JobGraph的构建
进入env.execute()方法
public JobExecutionResult execute(String jobName) throws Exception {
final List<Transformation<?>> originalTransformations = new ArrayList<>(transformations);
// 构建StreamGraph
StreamGraph streamGraph = getStreamGraph();
if (jobName != null) {
streamGraph.setJobName(jobName);
}
try {
return execute(streamGraph);
} catch (Throwable t) {
Optional<ClusterDatasetCorruptedException> clusterDatasetCorruptedException =
ExceptionUtils.findThrowable(t, ClusterDatasetCorruptedException.class);
if (!clusterDatasetCorruptedException.isPresent()) {
throw t;
}
// Retry without cache if it is caused by corrupted cluster dataset.
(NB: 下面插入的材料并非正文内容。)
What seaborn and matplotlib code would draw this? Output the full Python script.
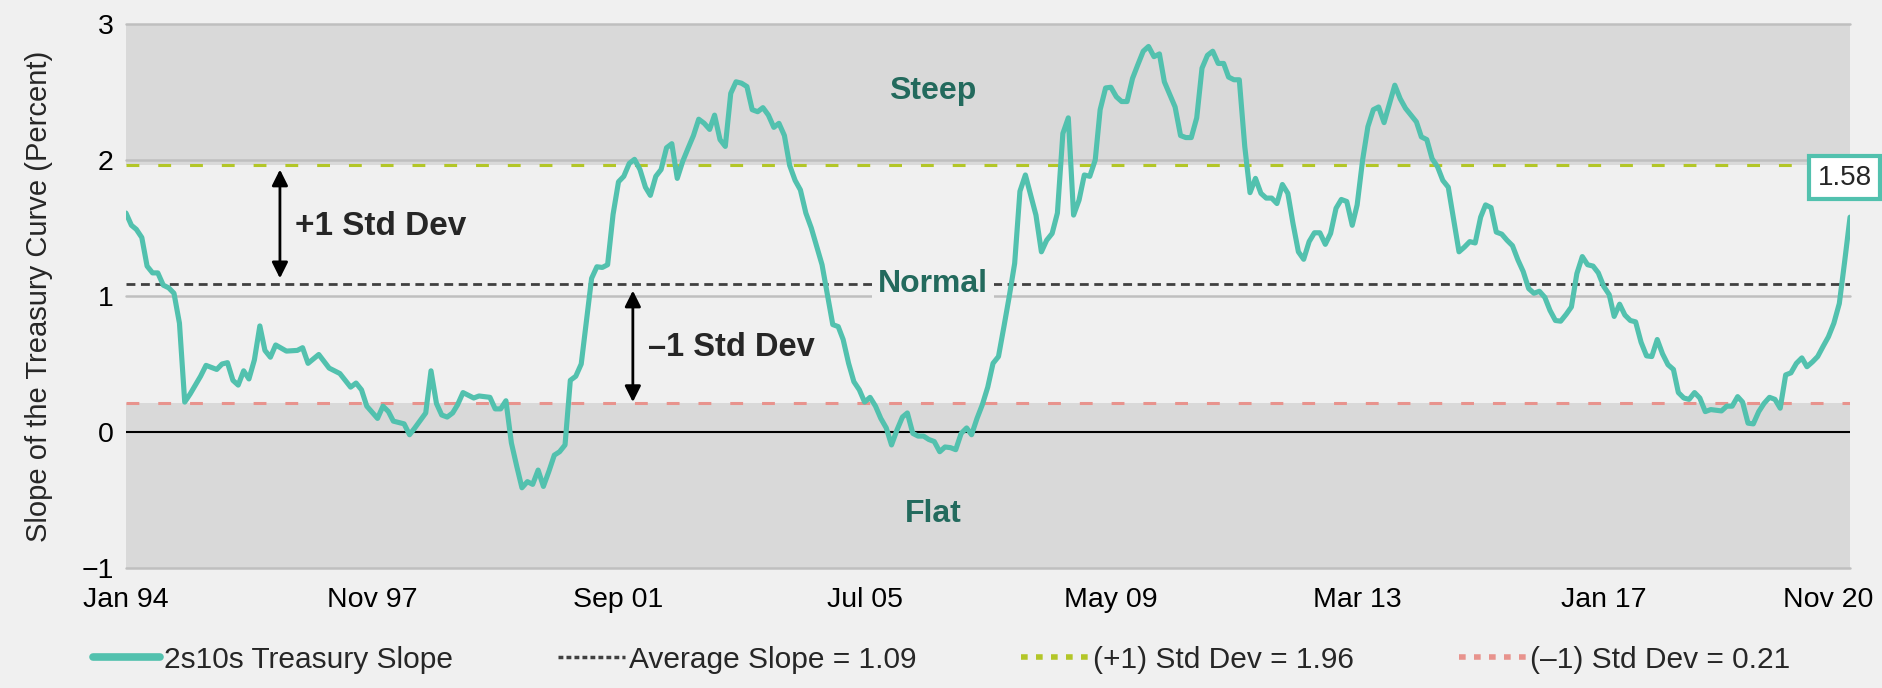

invalidateCacheTransformations(originalTransformations);
streamGraph = getStreamGraph(originalTransformations);
// 获取构建好的StreamGraph,并执行StreamGraph
// 进去execute()方法
return execute(streamGraph);
}
}
进入execute()方法
public JobExecutionResult execute(StreamGraph streamGraph) throws Exception {
// 进入executeAsync()异步方法
final JobClient jobClient = executeAsync(streamGraph);
try {
final JobExecutionResult jobExecutionResult;
if (configuration.getBoolean(DeploymentOptions.ATTACHED)) {
jobExecutionResult = jobClient.getJobExecutionResult().get();
} else {
jobExecutionResult = new DetachedJobExecutionResult(jobClient.getJobID());
}
jobListeners.forEach(
jobListener -> jobListener.onJobExecuted(jobExecutionResult, null));
return jobExecutionResult;
} catch (Throwable t) {
// get() on the JobExecutionResult Future will throw an ExecutionException. This
// behaviour was largely not there in Flink versions before the PipelineExecutor
// refactoring so we should strip that exception.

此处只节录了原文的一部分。